Monday, 19 November 2012 - 3:59pm IST | Agency: IANS
A day after Shiv Sena supremo Bal Thackeray was cremated, Mumbai slowly returned to normalcy - office-goers facing Monday morning blues and rushing to work places at their daily pace.

A day after Shiv Sena supremo Bal Thackeray was cremated, Mumbai slowly returned to normalcy - office-goers facing Monday morning blues and rushing to work places at their daily pace.

Most corporate offices and businesses were back to their routine, but certain establishments observed a voluntary shutdown as a mark of respect for the 86-year-old Sena patriarch who breathed his last Saturday afternoon.

Most traders and trade unions under the aegis of the Federation of Associations of Maharashtra (FAM), observed 'Shradhanjali Diwas' (a day of homage) in Thackeray's honour.

The Agriculture Produce Marketing Committees (APMCs) and markets dealing in grains, sugar, dry fruits, metal, iron and steel and chemicals affiliated to FAM remained closed throughout Maharashtra.

The retail and wholesale jewellery market - the famed Zaveri Bazar - and all other jewellery units in the western megapolis also remained shut on Monday.

"The state of Maharashtra and the trading community lost a true friend and well-wisher. Balasaheb was a great son of the soil and a true nationalist who minced no words to express his views.

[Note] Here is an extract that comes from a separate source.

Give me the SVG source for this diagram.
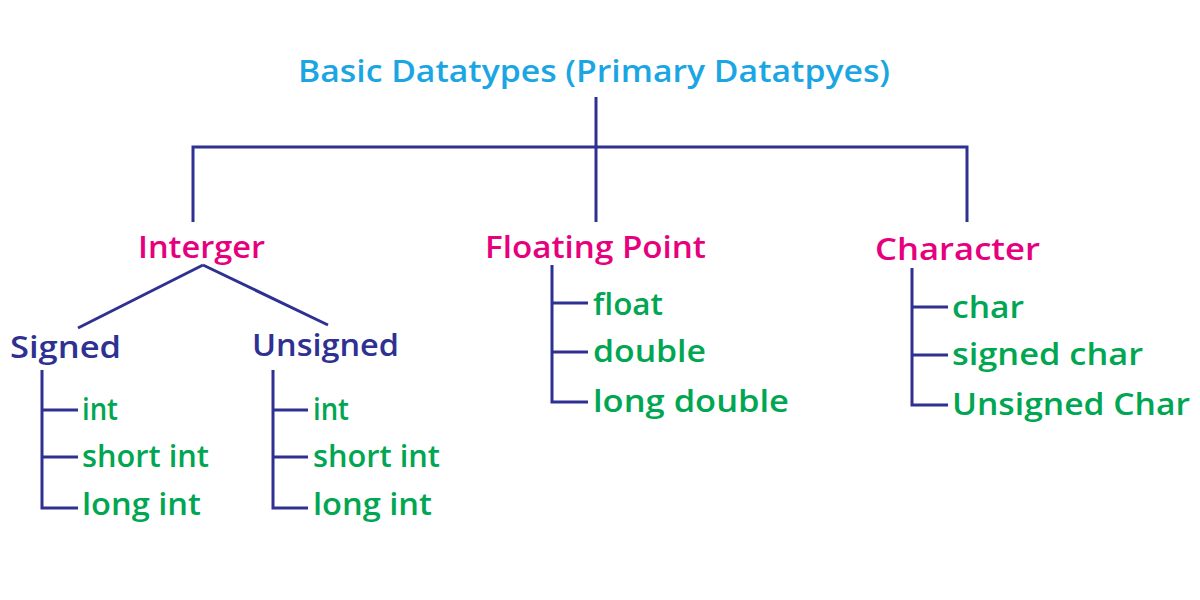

He deserves a Shradhanjali (homage)," FAM president Mohan Gurnani said.

While smaller establishments and retailers across Maharashtra opened their shops late in the morning, wholesalers and bulk dealers remained closed.

Even though small grocery stores opened in most parts of the state, many complained of lack of supplies of daily essential food items, including bread, butter and milk.

Schools that were to reopen on Monday after the Diwali break also decided to put off reopening by a day, owing to the shutdown call given by various bus owners' associations whose vehicles ferry children to school.

Most colleges across the state remained closed in memory of the leader.

However, most taxis and autorickshaws were back on the roads on Monday. City buses and local trains also operated according to their normal schedule.

The Shiv Sena denied having called for a shutdown.

"The shutdown call is purely voluntary. We have not called for any shutdown," party spokesperson Anil Parab said on Sunday.